Poppyseed Pumpkin Loaf
© Lisa Abeyta; reprint only with permission
In a large microwave-safe mixing bowl, melt in the microwave for 25 seconds on high:
1/2 stick (1/4 cup) unsalted butter
Whisk into melted butter:
1 small can (2 cups) Pumpkin puree
1/2 cup canned Condensed Milk (may substitute whole milk)
1/4 cup Applesauce, unsweetened
1/4 cup Sour Cream
1/4 cup granulated Sugar
1 Tbsp. poppyseeds
1 tsp. ground Cinnamon
In a separate bowl, combine:
1/2 cup Bisquick baking mix, gluten-free
1/4 cup Pamela’s Baking Mix, gluten-free
1/4 cup Brown Rice flour
1 scant Tbsp. baking powder
Blend dry ingredients into batter just until blended; over mixing will cause your bread to be tough.
Bake in 350F oven for 30 minutes, or until knife inserted into the center comes out clean.
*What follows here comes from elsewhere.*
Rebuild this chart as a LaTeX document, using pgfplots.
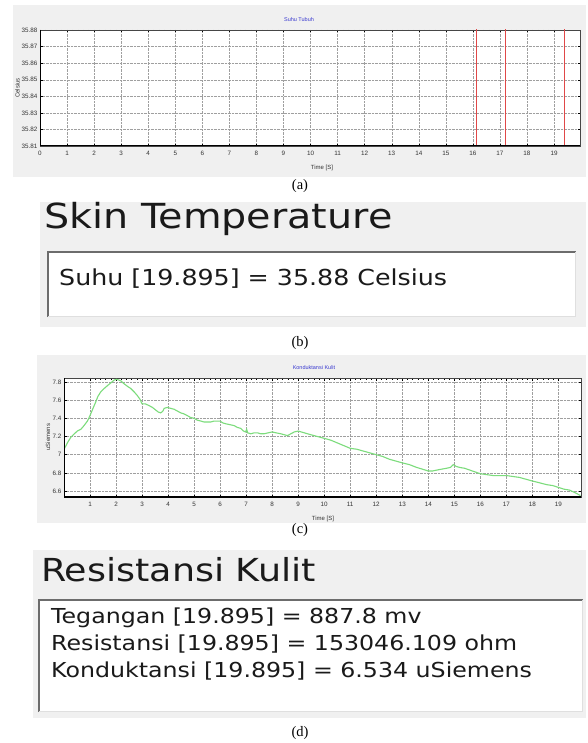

To create one gluten-free and one gluten loaf:
Double all of the liquid ingredients, divide equally into two mixing bowls and add 1 1/4 cups unbleached wheat flour, 1 tbsp. baking powder and 1/4 tsp. salt to the gluten batter. Baking directions are the same for both loaves.
This recipe is already adjusted for high altitude bakers.